Philipp Wackerbeck from the management consultancy Stategy & sees it similarly. "The big breakthrough never really happened in Europe." After the initial hype, no large bank could be found that wanted to take up the topic for the European market. He sees an opportunity for Islamic banking in Germany if the structure of the Islamic population here changes because more Muslims come from other countries. "Muslims from Africa or the Gulf are more open to this than the Turks living here," says Wackerbeck. "The market potential should not be underestimated."

New markets in Africa

Thomas Volk sees market potential elsewhere. “There are 250 million Muslims in Africa and there are forecasts that there will be around 380 million by 2030.” Africa is therefore an ideal region for Islamic finance - but not an easy one. The necessary infrastructure and investments are needed to be successful on the African continent.

Senegal is an example of this. The country is politically stable and has an economic growth of 6.7 percent. There, the Islamic Development Bank has invested heavily in Islamic banking in recent years. Thomas Volk works for the Konrad Adenauer Foundation in Senegal. "Senegal's potential is clear," says Volk. "The population will more than double. At the same time it is shaped by Islam, between 90 and 95 percent are Muslim and very religious."

Volk therefore sees Islamic banking as a future model for Africa. "I believe that Islamic banking has a huge chance of success in countries in sub-Saharan Africa. Because there is a very religious population who would be willing to invest in this concept."
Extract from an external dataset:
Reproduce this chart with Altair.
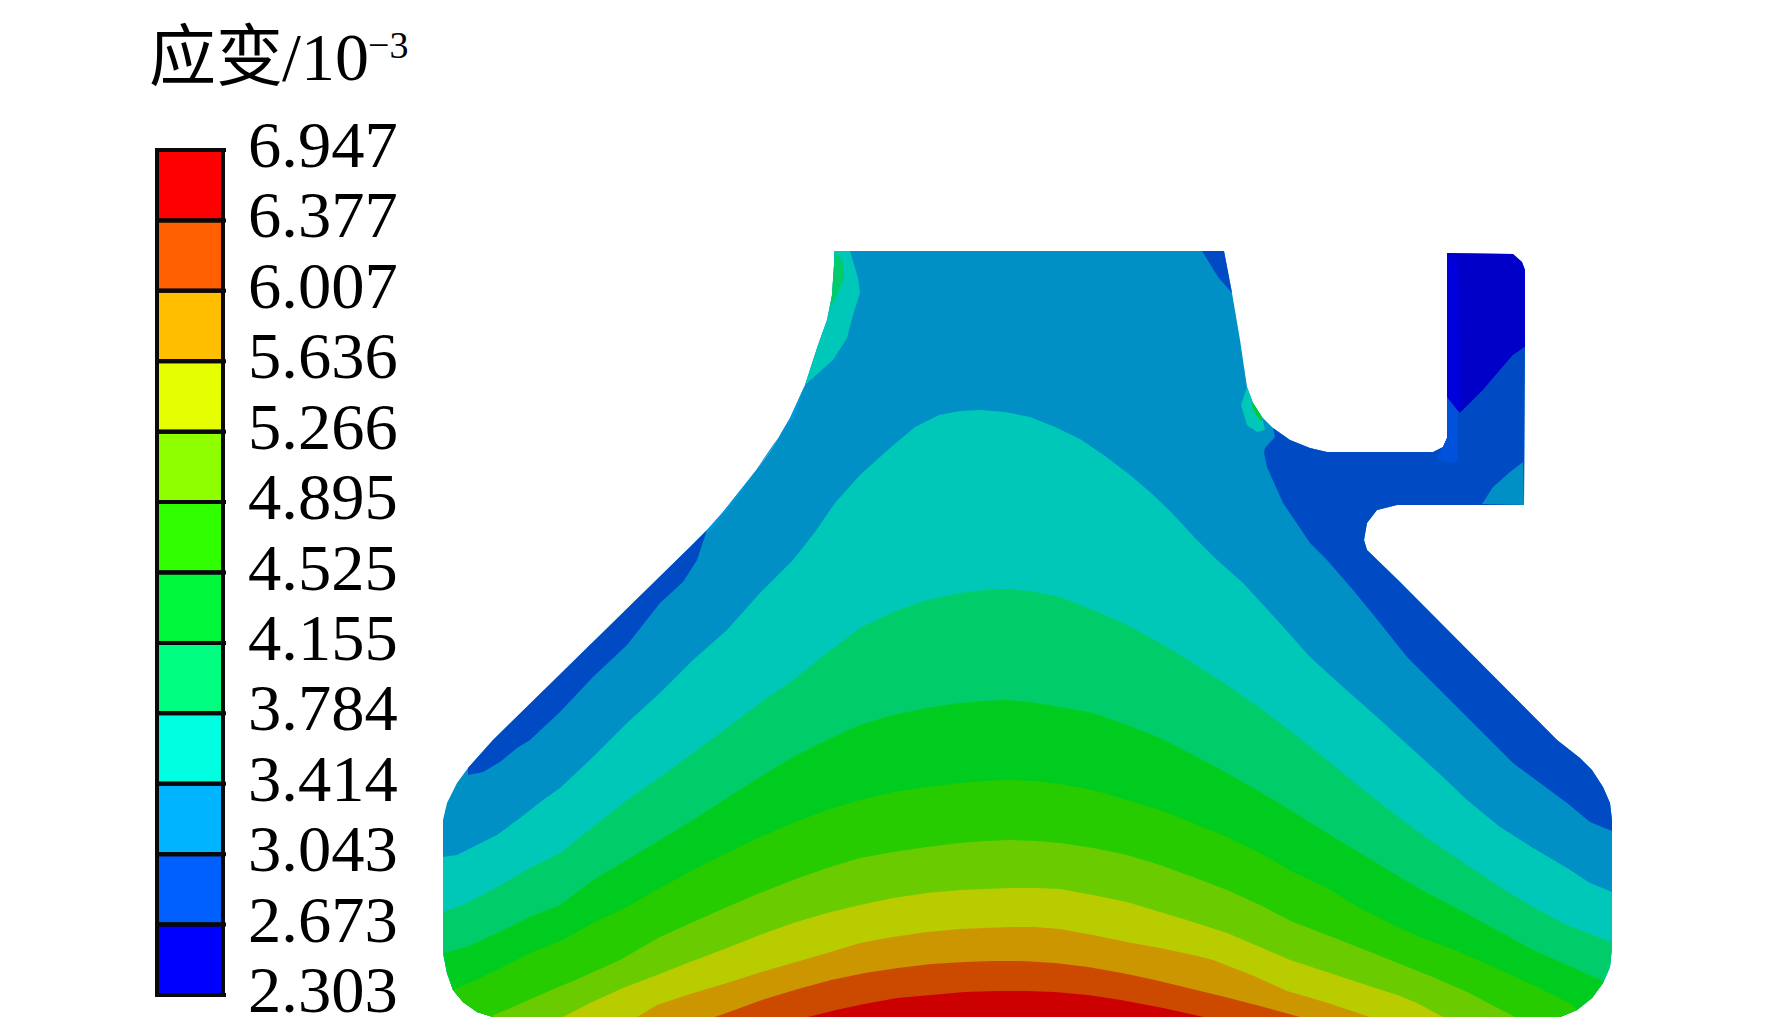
import altair as alt
import pandas as pd

# Legend
levels = [6.947, 6.377, 6.007, 5.636, 5.266, 4.895, 4.525, 4.155, 3.784, 3.414, 3.043, 2.673, 2.303]
labels = ["%.3f" % v for v in levels]
legend_colors = ["#FF0000", "#FF5F00", "#FFBE00", "#E6FF00", "#8FFF00", "#30FF00",
                 "#00F83A", "#00FF80", "#00FFE0", "#00B4FF", "#0060FF", "#0000FF"]

# Contour colours of the model
BASE, DARK, DEEP, AZURE = "#0090C6", "#004AC4", "#0000C8", "#0052DC"
TEAL = "#00C8B8"
dome_colors = [TEAL, "#00CC6A", "#00CC1F", "#26CC00", "#6ACC00", "#B8CC00", "#CC9600", "#CC4A00", "#CC0000"]

# Outline
upper_left = [(834,251),(834,265),(832,295),(827,320),(818,345),(805,385),(790,418),(770,452),(750,478),(723,512),(707,530),
              (690,547),(493,740),(468,768),(457,783),(447,803),(443,820)]
lower_left = [(493,1017),(477,1012),(463,1002),(453,990),(447,973),(443,953),(443,820)]
lower_right = [(1612,820),(1612,947),(1610,967),(1603,983),(1592,998),(1577,1010),(1560,1017)]
upper_right = [(1557,740),(1580,758),(1592,770),(1603,787),(1610,803)]
notch = [(1398,580),(1367,550),(1364,540),(1367,523),(1377,510),(1397,505),(1524,505),(1525,270),(1522,262),(1513,254),
         (1447,253),(1447,438),(1443,447),(1433,452),(1327,452),(1310,448),(1290,440),(1273,428),(1262,417),(1253,403),
         (1247,387),(1240,340),(1232,293),(1224,251)]

curves = [
 [(443,857),(457,855),(473,847),(497,835),(520,818),(543,800),(560,788),(593,757),(627,723),(660,693),(693,660),(727,630),(760,593),(793,560),(815,532),(835,503),(860,475),(890,448),(915,427),(939,415),(960,411),(980,410),(1005,412),(1030,417),(1055,427),(1080,439),(1105,456),(1130,475),(1150,492),(1171,512),(1195,538),(1217,560),(1243,583),(1277,620),(1310,657),(1343,687),(1377,717),(1410,747),(1443,777),(1467,800),(1500,827),(1533,848),(1567,868),(1590,883),(1612,892)],
 [(443,912),(467,903),(497,887),(530,868),(560,853),(593,827),(627,800),(660,777),(693,753),(727,728),(760,703),(793,680),(827,653),(860,628),(893,612),(927,600),(960,593),(985,590),(1005,589),(1030,591),(1060,597),(1093,610),(1127,625),(1160,643),(1193,663),(1227,685),(1260,708),(1293,733),(1327,760),(1360,787),(1393,813),(1427,838),(1467,865),(1500,887),(1533,907),(1567,925),(1611,942)],
 [(444,953),(467,947),(497,933),(530,917),(560,905),(593,880),(627,860),(660,840),(693,820),(727,798),(760,777),(793,757),(827,740),(860,725),(893,715),(927,708),(960,703),(985,701),(1005,700),(1030,702),(1060,707),(1093,713),(1127,725),(1160,738),(1193,755),(1227,773),(1260,792),(1293,812),(1327,833),(1360,853),(1393,873),(1427,893),(1460,910),(1500,932),(1533,950),(1567,965),(1603,981)],
 [(458,988),(497,970),(530,953),(563,940),(593,923),(627,907),(660,888),(693,870),(727,853),(760,837),(793,823),(827,810),(860,800),(893,792),(927,787),(960,783),(985,781),(1010,780),(1035,781),(1060,784),(1093,790),(1127,800),(1160,810),(1193,823),(1227,837),(1260,853),(1293,872),(1327,888),(1360,908),(1393,925),(1427,940),(1460,952),(1500,970),(1533,985),(1573,1005)],
 [(492,1016),(513,1007),(547,992),(580,978),(620,960),(660,937),(693,922),(727,907),(760,893),(793,880),(827,868),(860,858),(893,852),(927,847),(960,843),(985,841),(1010,840),(1035,841),(1060,843),(1093,848),(1127,855),(1160,865),(1193,877),(1227,890),(1260,905),(1293,922),(1327,935),(1360,948),(1383,957),(1400,964),(1433,977),(1467,992),(1515,1017)],
 [(563,1017),(590,1003),(623,988),(657,975),(690,962),(727,948),(760,935),(793,923),(827,913),(860,905),(893,898),(927,893),(960,890),(985,889),(1010,888),(1035,888),(1060,889),(1093,895),(1127,902),(1160,912),(1193,922),(1227,933),(1260,947),(1290,960),(1345,978),(1400,996),(1417,1003),(1443,1017)],
 [(637,1017),(657,1005),(690,994),(727,983),(765,971),(803,960),(827,953),(860,943),(893,937),(927,932),(960,929),(985,928),(1010,927),(1035,927),(1060,929),(1093,935),(1127,942),(1160,948),(1193,955),(1213,960),(1254,976),(1287,991),(1328,1003),(1370,1017)],
 [(715,1017),(740,1008),(765,999),(798,989),(831,980),(865,973),(898,968),(931,964),(964,962),(993,961),(1022,961),(1055,963),(1088,967),(1122,973),(1155,980),(1188,988),(1221,996),(1260,1006),(1300,1017)],
 [(808,1017),(836,1010),(864,1004),(897,998),(931,995),(964,992),(997,991),(1026,991),(1055,992),(1088,995),(1121,1000),(1163,1008),(1204,1017)],
]

left_sliver = [(707,530),(697,560),(683,582),(660,603),(627,645),(593,677),(560,712),(530,740),(517,748),(500,762),(483,772),(468,775),(468,768),(493,740),(690,547)]
edge_strip = [(707,530),(723,512),(750,478),(770,452),(790,418),(805,385),(795,415),(773,445),(740,494),(707,534)]
right_dark = [(1612,831),(1590,822),(1567,803),(1540,783),(1513,763),(1488,738),(1460,710),(1433,683),(1407,657),(1380,623),(1353,590),(1327,560),(1310,543),(1283,503),(1267,467),(1264,453),(1265,448),(1275,437),(1273,428),
              (1290,440),(1310,448),(1327,452),(1433,452),(1443,447),(1447,438),(1447,397),(1460,413),(1483,390),(1500,370),(1513,355),(1525,347),
              (1524,505),(1397,505),(1377,510),(1367,523),(1364,540),(1367,550),(1398,580),(1557,740),(1580,758),(1592,770),(1603,787),(1610,803),(1612,820)]
hook_deep = [(1447,253),(1513,254),(1522,262),(1525,270),(1525,347),(1513,355),(1500,370),(1483,390),(1460,413),(1447,397)]
hook_bright = [(1447,253),(1458,262),(1460,413),(1447,397)]
hook_corner = [(1482,504),(1493,487),(1510,472),(1523,462),(1524,505)]
stripe = [(1447,397),(1458,413),(1458,460),(1452,463),(1437,460),(1443,447),(1447,438)]
neck_teal = [(834,251),(850,251),(858,278),(860,293),(853,315),(847,338),(833,360),(805,385),(818,345),(827,320),(832,295),(834,265)]
neck_green = [(836,252),(843,262),(844,278),(838,293),(830,308),(832,295),(834,265)]
top_dark = [(1202,251),(1224,251),(1232,293),(1218,277)]
fillet_teal = [(1247,387),(1241,405),(1247,425),(1257,432),(1265,430),(1262,417),(1253,403)]
fillet_green = [(1251,403),(1256,415),(1262,422),(1262,417),(1253,403)]


def feature(pts, colour):
    ring = [list(p) for p in pts]
    return {"type": "Feature", "properties": {"c": colour},
            "geometry": {"type": "Polygon", "coordinates": [ring + [ring[0]]]}}


silhouette = upper_left + lower_left[::-1][1:] + lower_right[::-1] + upper_right[::-1] + notch
features = [feature(silhouette, BASE),
            feature(left_sliver, DARK),
            feature(edge_strip, "#0098DC"),
            feature(right_dark, DARK),
            feature(hook_deep, DEEP),
            feature(hook_bright, "#0000DC"),
            feature(hook_corner, BASE),
            feature(stripe, AZURE),
            feature(top_dark, DARK),
            feature(neck_teal, TEAL),
            feature(neck_green, "#00CC6A"),
            feature(fillet_teal, TEAL),
            feature(fillet_green, "#00CC30")]
for curve, colour in zip(curves, dome_colors):
    yl, yr = curve[0][1], curve[-1][1]
    ring = curve + [p for p in lower_right if p[1] > yr] + [p for p in lower_left if p[1] > yl]
    features.append(feature(ring, colour))

model = (alt.Chart(alt.Data(values=features))
         .mark_geoshape(strokeWidth=0)
         .encode(color=alt.Color("properties.c:N", scale=None, legend=None))
         .project(type="identity", scale=1, translate=[-8, -8]))

y_scale = alt.Scale(domain=[0, 12], range=[142, 987])
boxes = pd.DataFrame({"lo": list(range(12)), "hi": list(range(1, 13)), "c": legend_colors})
bar = (alt.Chart(boxes).mark_rect(stroke="#0A0A0A", strokeWidth=4)
       .encode(x=alt.value(149), x2=alt.value(215),
               y=alt.Y("lo:Q", scale=y_scale, axis=None), y2="hi:Q",
               fill=alt.Fill("c:N", scale=None, legend=None)))
ticks = (alt.Chart(pd.DataFrame({"i": list(range(13))})).mark_rule(color="#0A0A0A", strokeWidth=4)
         .encode(x=alt.value(147), x2=alt.value(218), y=alt.Y("i:Q", scale=y_scale, axis=None)))
text_df = pd.DataFrame({"i": list(range(13)), "t": labels})
label_marks = (alt.Chart(text_df)
               .mark_text(font="Liberation Serif", fontSize=66.5, align="left", baseline="middle", dy=-3, color="#000000")
               .encode(x=alt.value(240), y=alt.Y("i:Q", scale=y_scale, axis=None), text="t:N"))


def caption(text, x, y, font, size):
    return (alt.Chart(pd.DataFrame({"t": [text]}))
            .mark_text(font=font, fontSize=size, align="left", baseline="alphabetic", color="#000000")
            .encode(x=alt.value(x), y=alt.value(y), text="t:N"))


chart = (alt.layer(model, bar, ticks, label_marks,
                   caption("应变", 141, 72, "Noto Sans CJK SC", 67),
                   caption("/10", 274, 72, "Liberation Serif", 68),
                   caption("\u22123", 360, 50, "Liberation Serif", 38))
         .properties(width=1756, height=1019, padding=0, autosize=alt.AutoSizeParams(type="none"))
         .configure_view(stroke=None))

chart.save("out.html", embed_options={"renderer": "svg", "actions": False})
"The decisive factor is competitiveness with conventional banks," says management consultant Wackerbeck. "Nobody buys products from a bank just because it is Islamic." That applies at least to the Muslims in Europe, most of whom already have an account with a conventional bank.

It could be different in Africa. "A large part of the population still has no bank account," says Volk. "If a middle class is developing, these people could open their first account with an Islamic bank."